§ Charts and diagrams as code

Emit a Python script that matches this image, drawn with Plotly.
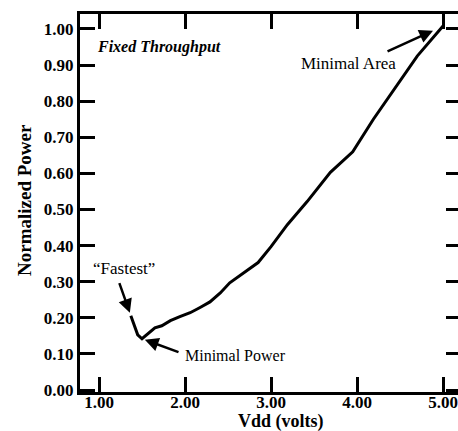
import plotly.graph_objects as go

vdd = [1.37, 1.45, 1.50, 1.59, 1.65, 1.73, 1.83, 1.94, 2.06, 2.17, 2.29, 2.41, 2.52,
       2.85, 3.00, 3.19, 3.42, 3.69, 3.95, 4.19, 4.47, 4.70, 5.00]
power = [0.206, 0.153, 0.142, 0.161, 0.172, 0.178, 0.192, 0.203, 0.214, 0.228, 0.244, 0.269, 0.297,
         0.353, 0.397, 0.458, 0.522, 0.603, 0.660, 0.750, 0.847, 0.925, 1.008]
x_ticks = [1, 2, 3, 4, 5]
y_ticks = [0.0, 0.1, 0.2, 0.3, 0.4, 0.5, 0.6, 0.7, 0.8, 0.9, 1.0]

FONT = "Liberation Serif"
W, H = 458, 431
L, R, T, B = 80, 0, 14, 39
pw, ph = W - L - R, H - T - B
YR = [-0.0055, 1.0415]

def px(xp):
    return (xp - L) / pw

def py(yp):
    return (H - B - yp) / ph

imin = power.index(min(power))

fig = go.Figure()
fig.add_trace(go.Scatter(x=vdd, y=power, mode="lines",
                         line=dict(color="black", width=3), hoverinfo="skip",
                         showlegend=False))
fig.add_trace(go.Scatter(x=[vdd[0]], y=[power[0]], yaxis="y2", mode="markers",
                         marker=dict(opacity=0), hoverinfo="skip", showlegend=False))

ann = []
# arrows
ann.append(dict(x=vdd[0], y=power[0], xref="x", yref="y", ax=-12, ay=-34,
                text="", showarrow=True, arrowhead=2, arrowsize=1.1, arrowwidth=2.5,
                arrowcolor="black", standoff=3))
ann.append(dict(x=vdd[imin], y=power[imin], xref="x", yref="y", ax=38, ay=14,
                text="", showarrow=True, arrowhead=2, arrowsize=1.1, arrowwidth=2.5,
                arrowcolor="black", standoff=3))
ann.append(dict(x=vdd[-1], y=power[-1], xref="x", yref="y", ax=-57, ay=26,
                text="", showarrow=True, arrowhead=2, arrowsize=1.1, arrowwidth=2.5,
                arrowcolor="black", standoff=11))
# texts
ann.append(dict(x=px(124), y=py(268), xref="paper", yref="paper", text="\u201cFastest\u201d",
                showarrow=False, font=dict(family=FONT, size=17, color="black"),
                xanchor="center", yanchor="middle"))
ann.append(dict(x=px(183), y=py(355), xref="paper", yref="paper", text="Minimal Power",
                showarrow=False, font=dict(family=FONT, size=16, color="black"),
                xanchor="left", yanchor="middle"))
ann.append(dict(x=px(348), y=py(63), xref="paper", yref="paper", text="Minimal Area",
                showarrow=False, font=dict(family=FONT, size=17, color="black"),
                xanchor="center", yanchor="middle"))
ann.append(dict(x=px(95), y=py(47), xref="paper", yref="paper", text="<b><i>Fixed Throughput</i></b>",
                showarrow=False, font=dict(family=FONT, size=16, color="black"),
                xanchor="left", yanchor="middle"))
ann.append(dict(x=px(281), y=py(421), xref="paper", yref="paper", text="<b>Vdd (volts)</b>",
                showarrow=False, font=dict(family=FONT, size=18, color="black"),
                xanchor="center", yanchor="middle"))
ann.append(dict(x=px(24), y=py(200), xref="paper", yref="paper", text="<b>Normalized Power</b>",
                showarrow=False, textangle=-90, font=dict(family=FONT, size=19, color="black"),
                xanchor="center", yanchor="middle"))

tickfont = dict(family=FONT, size=17, color="black", weight="bold")
fig.update_layout(
    width=W, height=H,
    margin=dict(l=L, r=R, t=T, b=B, pad=0),
    plot_bgcolor="white", paper_bgcolor="white",
    annotations=ann,
    xaxis=dict(range=[0.779, 5.174], tickvals=x_ticks, tickformat=".2f",
               ticks="inside", ticklen=15, tickwidth=2.5, tickcolor="black",
               showline=True, linewidth=3, linecolor="black", mirror="ticks",
               showgrid=False, zeroline=False, ticklabelstandoff=-7,
               tickfont=tickfont),
    yaxis=dict(range=YR, tickvals=y_ticks, tickformat=".2f",
               ticks="inside", ticklen=15, tickwidth=2.5, tickcolor="black",
               showline=True, linewidth=3, linecolor="black", mirror=False,
               showgrid=False, zeroline=False,
               tickfont=tickfont),
    yaxis2=dict(range=YR, overlaying="y", side="right", tickvals=y_ticks,
                ticks="inside", ticklen=12, tickwidth=2.5, tickcolor="black",
                showline=False, showgrid=False, zeroline=False, showticklabels=False),
)

fig.write_html("out.html")
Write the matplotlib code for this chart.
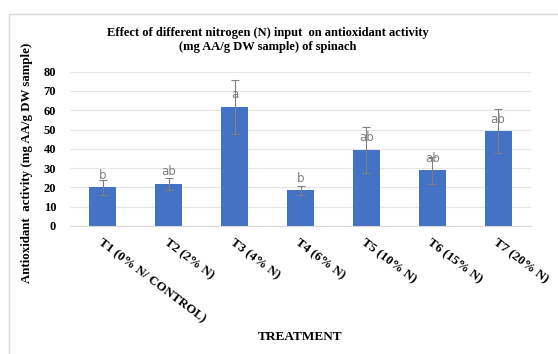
"""Antioxidant activity of spinach under different nitrogen inputs."""
import matplotlib
matplotlib.use('Agg')
import matplotlib.pyplot as plt
from matplotlib.patches import Rectangle

plt.rcParams['font.family'] = ['Liberation Serif', 'DejaVu Serif']

treatments = ['T1 (0% N/ CONTROL)', 'T2 (2% N)', 'T3 (4% N)', 'T4 (6% N)',
              'T5 (10% N)', 'T6 (15% N)', 'T7 (20% N)']
activity = [20.0, 21.8, 61.7, 18.5, 39.4, 28.9, 49.2]
errors = [4.1, 3.3, 14.0, 2.4, 12.0, 7.0, 11.4]
letters = ['b', 'ab', 'a', 'b', 'ab', 'ab', 'ab']
yticks = [0, 10, 20, 30, 40, 50, 60, 70, 80]

fig = plt.figure(figsize=(5.58, 3.54), dpi=100)
# chart frame (light border, cut off at right/bottom)
fig.patches.append(Rectangle((9 / 558, -0.05), 1.1, 1 - 13.5 / 354 + 0.05,
                             transform=fig.transFigure, fill=False,
                             edgecolor='#d9d9d9', linewidth=1.0))

ax = fig.add_axes([70 / 558, 1 - 226 / 354, 461 / 558, (226 - 71.7) / 354])
x = list(range(len(treatments)))
ax.bar(x, activity, width=0.41, color='#4472C4', zorder=2)
ax.errorbar(x, activity, yerr=errors, fmt='none', ecolor='#7f7f7f',
            elinewidth=0.8, capsize=3, capthick=0.8, zorder=3)
for xi, val, lab in zip(x, activity, letters):
    ax.annotate(lab, (xi, val), xytext=(0, 4), textcoords='offset points',
                ha='center', va='bottom', fontsize=8.5, color='#7f7f7f',
                family=['DejaVu Sans'], zorder=4)

ax.set_xlim(-0.5, 6.5)
ax.set_ylim(0, 80)
ax.set_yticks(yticks)
ax.yaxis.grid(True, color='#e6e6e6', linewidth=0.8, zorder=0)
ax.set_axisbelow(True)
for s in ['top', 'right', 'left']:
    ax.spines[s].set_visible(False)
ax.spines['bottom'].set_color('#d9d9d9')
ax.tick_params(length=0, labelsize=9)
for t in ax.get_yticklabels():
    t.set_fontweight('bold')
ax.set_xticks(x)
ax.set_xticklabels(treatments, rotation=-37, ha='left', va='top',
                   rotation_mode='anchor', fontweight='bold', fontsize=9.3)
ax.tick_params(axis='x', pad=8)
ax.tick_params(axis='y', pad=10)

fig.text(268 / 558, 1 - 40 / 354,
         'Effect of different nitrogen (N) input  on antioxidant activity\n'
         '(mg AA/g DW sample) of spinach',
         ha='center', va='center', fontsize=9, fontweight='bold',
         linespacing=1.25)
fig.text(27 / 558, 1 - 163 / 354, 'Antioxidant  activity (mg AA/g DW sample)',
         rotation=90, ha='center', va='center', fontsize=9.3, fontweight='bold')
fig.text(300 / 558, 1 - 337 / 354, 'TREATMENT', ha='center', va='center',
         fontsize=9.5, fontweight='bold')

plt.savefig('out.png', dpi=100)
plt.close()
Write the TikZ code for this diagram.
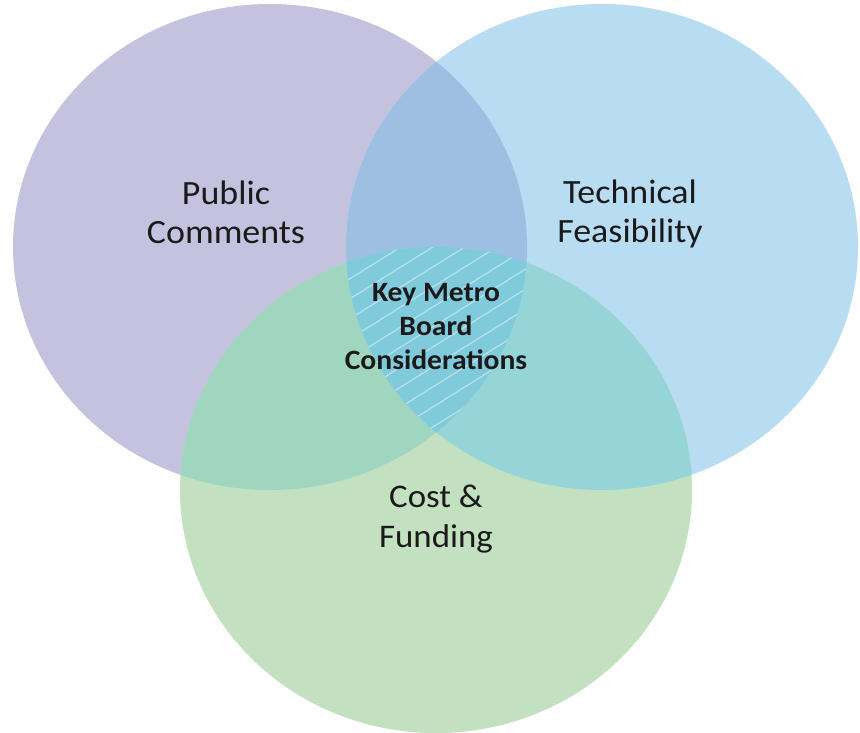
\documentclass[tikz,border=0pt]{standalone}
\usepackage{fontspec}
\setmainfont{Carlito}[FakeStretch=1.057]
\definecolor{cP}{HTML}{C5C2E0}
\definecolor{cB}{HTML}{B8DCF1}
\definecolor{cG}{HTML}{C3E0C0}
\definecolor{cPB}{HTML}{9DBFE2}
\definecolor{cPG}{HTML}{A0D6C0}
\definecolor{cBG}{HTML}{95D5D8}
\definecolor{cT}{HTML}{7FCADB}
\definecolor{txt}{HTML}{1A1A1A}
\begin{document}
\begin{tikzpicture}[x=1pt,y=-1pt,
  pe/.style={insert path={(270,247) ellipse [x radius=257pt,y radius=243pt]}},
  be/.style={insert path={(602,247) ellipse [x radius=256pt,y radius=243pt]}},
  ge/.style={insert path={(436,490) ellipse [x radius=256pt,y radius=243pt]}},
  lbl/.style={font=\fontsize{34}{39}\selectfont, align=center, text=txt, inner sep=0pt},
  lblc/.style={font=\fontsize{33}{40}\selectfont, align=center, text=txt, inner sep=0pt},
  keylbl/.style={font=\bfseries\fontsize{28}{34}\selectfont, align=center, text=txt, inner sep=0pt},
  hatch/.style={white, opacity=0.45, line width=1.2pt}]
\useasboundingbox (0,0) rectangle (860,733);
\fill[white] (0,0) rectangle (860,733);
% circles
\path[fill=cP,pe];
\path[fill=cB,be];
\path[fill=cG,ge];
% pairwise overlaps
\begin{scope}\clip[pe];\path[fill=cPB,be];\end{scope}
\begin{scope}\clip[pe];\path[fill=cPG,ge];\end{scope}
\begin{scope}\clip[be];\path[fill=cBG,ge];\end{scope}
% triple overlap with hatching
\begin{scope}
  \clip[pe];\clip[be];
  \path[fill=cT,ge];
  \clip[ge];
  \foreach \k in {0,...,26}{
    \draw[hatch] (300,{250+20*\k}) -- ++(320,-200);
  }
\end{scope}
% labels
\node[lbl] (pub) at (226,212) {Public\\Comments};
\node[lbl] (tech) at (630,214) {Technical\\Feasibility};
\node[keylbl] (key) at (436,327) {Key Metro\\Board\\Considerations};
\node[lblc] (cost) at (436,519) {Cost \&\\Funding};
\end{tikzpicture}
\end{document}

§ EXERCISE TASK
Nothing but the lines from the one with "Write the matplotlib code for this chart." through the one with "from matplotlib.patches import Rectangle" should be copied, word for word. Pictures are left out.

§ CORRECT ANSWER
Write the matplotlib code for this chart.
"""Antioxidant activity of spinach under different nitrogen inputs."""
import matplotlib
matplotlib.use('Agg')
import matplotlib.pyplot as plt
from matplotlib.patches import Rectangle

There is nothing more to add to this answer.